» OBJECTIVE: Your task is to locate every line holding the string "this" and to copy each of them.

» DATA TO PROCESS:
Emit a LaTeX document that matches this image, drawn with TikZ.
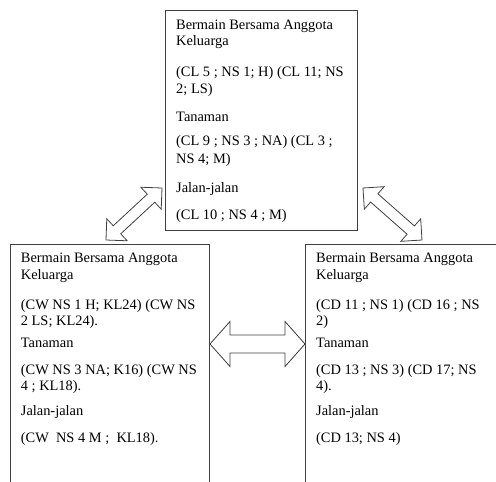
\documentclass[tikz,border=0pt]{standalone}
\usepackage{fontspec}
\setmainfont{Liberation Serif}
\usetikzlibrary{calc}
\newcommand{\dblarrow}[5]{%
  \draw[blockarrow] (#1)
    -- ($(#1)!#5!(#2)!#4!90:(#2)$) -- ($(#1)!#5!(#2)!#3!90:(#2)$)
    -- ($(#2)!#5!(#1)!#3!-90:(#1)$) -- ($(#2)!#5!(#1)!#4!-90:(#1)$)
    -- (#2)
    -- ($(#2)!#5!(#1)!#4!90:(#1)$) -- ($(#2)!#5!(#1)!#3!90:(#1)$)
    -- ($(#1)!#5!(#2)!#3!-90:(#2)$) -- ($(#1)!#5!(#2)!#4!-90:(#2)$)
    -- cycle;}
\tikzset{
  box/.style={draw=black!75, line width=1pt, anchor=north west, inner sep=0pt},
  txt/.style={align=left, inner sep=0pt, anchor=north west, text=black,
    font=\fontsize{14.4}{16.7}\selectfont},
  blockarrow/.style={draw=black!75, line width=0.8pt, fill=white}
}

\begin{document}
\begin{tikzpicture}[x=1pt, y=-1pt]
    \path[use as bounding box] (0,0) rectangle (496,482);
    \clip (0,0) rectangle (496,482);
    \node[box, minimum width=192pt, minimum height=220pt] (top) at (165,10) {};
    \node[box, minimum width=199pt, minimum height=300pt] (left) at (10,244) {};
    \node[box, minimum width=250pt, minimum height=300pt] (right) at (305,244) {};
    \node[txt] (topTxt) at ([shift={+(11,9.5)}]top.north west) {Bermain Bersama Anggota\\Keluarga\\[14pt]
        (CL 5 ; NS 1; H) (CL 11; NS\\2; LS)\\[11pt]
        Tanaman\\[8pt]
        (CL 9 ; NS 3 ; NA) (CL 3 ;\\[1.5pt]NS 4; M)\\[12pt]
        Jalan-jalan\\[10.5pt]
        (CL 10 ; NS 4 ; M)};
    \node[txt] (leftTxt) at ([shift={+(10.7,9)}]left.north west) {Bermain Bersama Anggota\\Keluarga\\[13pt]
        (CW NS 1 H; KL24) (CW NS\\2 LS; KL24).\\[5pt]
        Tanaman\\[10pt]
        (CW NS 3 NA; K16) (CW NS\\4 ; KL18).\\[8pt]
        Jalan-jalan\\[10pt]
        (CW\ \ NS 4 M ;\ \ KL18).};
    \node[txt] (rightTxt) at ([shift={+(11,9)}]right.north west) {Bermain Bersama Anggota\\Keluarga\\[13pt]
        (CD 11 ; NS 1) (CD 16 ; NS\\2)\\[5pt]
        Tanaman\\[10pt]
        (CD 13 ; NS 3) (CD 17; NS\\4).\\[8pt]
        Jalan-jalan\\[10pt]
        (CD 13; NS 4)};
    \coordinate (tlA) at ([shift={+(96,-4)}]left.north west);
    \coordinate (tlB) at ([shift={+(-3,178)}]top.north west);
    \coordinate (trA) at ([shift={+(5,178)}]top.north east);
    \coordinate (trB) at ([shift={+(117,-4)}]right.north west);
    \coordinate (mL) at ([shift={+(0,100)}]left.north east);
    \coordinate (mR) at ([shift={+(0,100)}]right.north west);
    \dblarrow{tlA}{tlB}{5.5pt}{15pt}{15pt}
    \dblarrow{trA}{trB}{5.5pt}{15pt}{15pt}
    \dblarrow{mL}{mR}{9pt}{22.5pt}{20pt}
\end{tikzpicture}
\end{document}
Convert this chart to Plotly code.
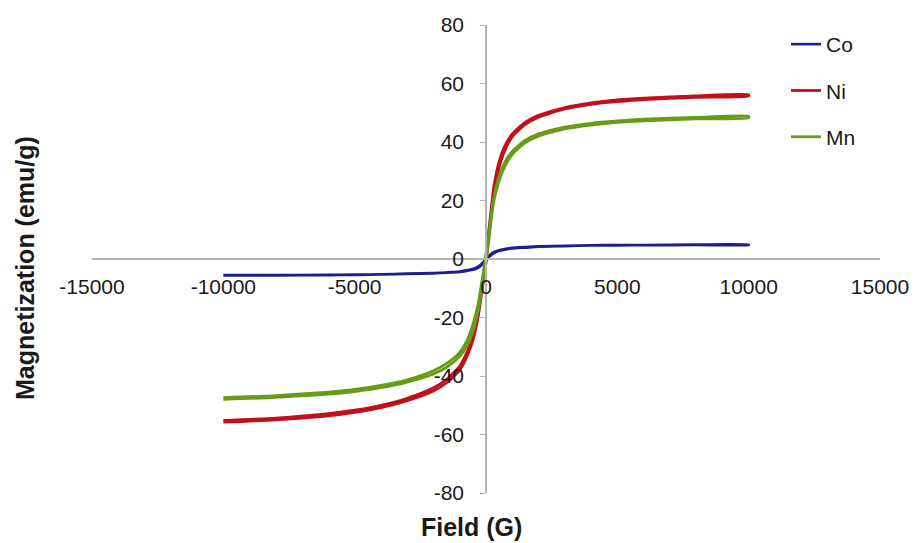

» PROBLEM SOLUTION:
Emit a LaTeX document that matches this image, drawn with TikZ.
Convert this chart to Plotly code.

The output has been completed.